By then, England’s Test bowling records were bound to fall his way. He passed Botham’s record Test-wicket haul in the Caribbean and shortly afterwards reached 400 against New Zealand at Headingley. His fitness remained exemplary, his action as rhythmical as ever, and his appetite still powerful enough to imagine, as he passed his 33rd birthday, playing for another five years. A northern spring, Sri Lanka the opposition, cheered him with three five-wicket hails in successive Tests in Leeds and Chester-le-Street in 2016, but a shoulder injury marred his summer and he was innocuous on Indian pitches as England slumped to a 4-0 defeat that winter.

The 500-mark beckoned, however, and a fit-again Anderson averaged 14.10 during the home series against South Africa and West Indies. He was the pick of the attack as England were crushed in Australia yet again, and continued to rule the roost at home. When he bowled Mohammed Shami to complete England’s 4-1 win over India and record his 564th Test wicket, McGrath’s pace-bowling record was eclipsed – and there were tears on the outfield from Anderson, as he contemplated the retirement of his great mate Alastair Cook.

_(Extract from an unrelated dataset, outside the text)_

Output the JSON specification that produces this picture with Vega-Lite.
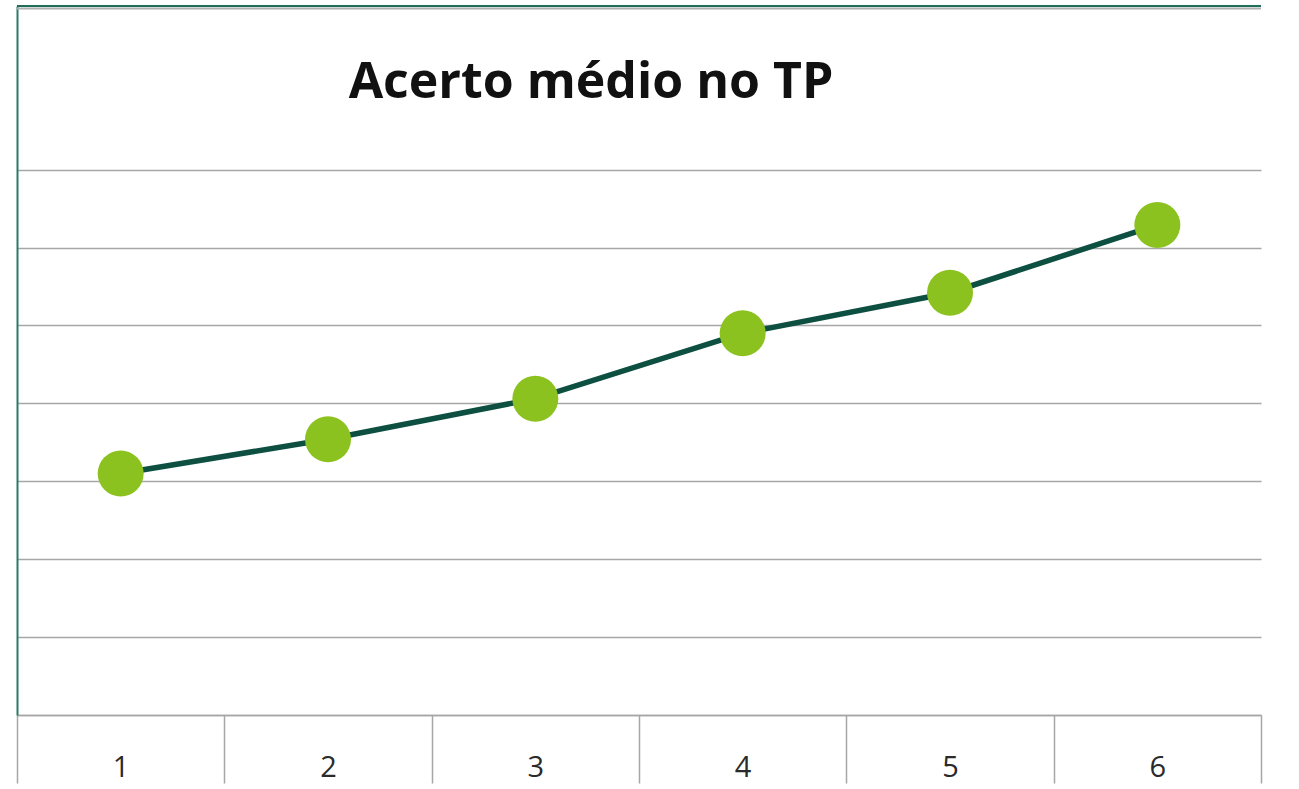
{
  "$schema": "https://vega.github.io/schema/vega-lite/v6.json",
  "width": 1244,
  "height": 709,
  "autosize": {"type": "none"},
  "padding": {"left": 17, "top": 6, "right": 38, "bottom": 74},
  "background": "white",
  "title": {
    "text": "Acerto médio no TP",
    "font": "Open Sans",
    "fontSize": 50,
    "fontWeight": "bold",
    "color": "#111111",
    "anchor": "middle",
    "dx": -48,
    "offset": -143,
    "baseline": "alphabetic"
  },
  "config": {"view": {"stroke": null}},
  "data": {
    "values": [
      {"x": "1", "y": 3.10},
      {"x": "2", "y": 3.54},
      {"x": "3", "y": 4.06},
      {"x": "4", "y": 4.90},
      {"x": "5", "y": 5.42},
      {"x": "6", "y": 6.29}
    ]
  },
  "layer": [
    {
      "mark": {"type": "line", "color": "#0d4f40", "strokeWidth": 5.5},
      "encoding": {
        "x": {
          "field": "x",
          "type": "ordinal",
          "scale": {"type": "band", "paddingInner": 0, "paddingOuter": 0},
          "axis": {
            "title": null,
            "labelAngle": 0,
            "labelFont": "Open Sans",
            "labelFontSize": 29,
            "labelColor": "#2a2a2a",
            "labelBaseline": "alphabetic",
            "labelPadding": -7,
            "tickBand": "extent",
            "tickSize": 68,
            "tickColor": "#a6a6a6",
            "tickWidth": 1.5,
            "domainColor": "#a6a6a6",
            "domainWidth": 1.5,
            "grid": false
          }
        },
        "y": {
          "field": "y",
          "type": "quantitative",
          "scale": {"domain": [0, 9.1], "nice": false, "zero": true},
          "axis": {
            "title": null,
            "values": [0, 1, 2, 3, 4, 5, 6, 7],
            "labels": false,
            "ticks": false,
            "domainColor": "#2a7a66",
            "domainWidth": 2,
            "gridColor": "#a6a6a6",
            "gridWidth": 1.5
          }
        }
      }
    },
    {
      "mark": {"type": "point", "filled": true, "shape": "circle", "size": 2116, "color": "#8cc21f", "opacity": 1},
      "encoding": {
        "x": {"field": "x", "type": "ordinal"},
        "y": {"field": "y", "type": "quantitative"}
      }
    },
    {
      "data": {"values": [{"b": 9.068}]},
      "mark": {"type": "rule", "color": "#b0b0b0", "strokeWidth": 2},
      "encoding": {"y": {"field": "b", "type": "quantitative"}}
    },
    {
      "data": {"values": [{"b": 9.1}]},
      "mark": {"type": "rule", "color": "#1f6e58", "strokeWidth": 2},
      "encoding": {"y": {"field": "b", "type": "quantitative"}}
    }
  ]
}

That Anderson’s left-hand batting has also steadily improved from his early days as a fully paid-up rabbit was illustrated when he struck 81 against India in 2014 – his maiden first-class fifty – as he shared a Test record stand of 198 for the tenth wicket with Joe Root in the first innings. He has served England with distinction as a nightwatchman on numerous occasions and went 54 Test innings before collecting a duck, an England record. At Cardiff in 2009 he survived for 69 nail-chewing minutes to help stave off defeat by Australia. He has also been an outstanding fielder, strikingly so for a fast bowler, lithe in the outfield and sharp in the catching positions.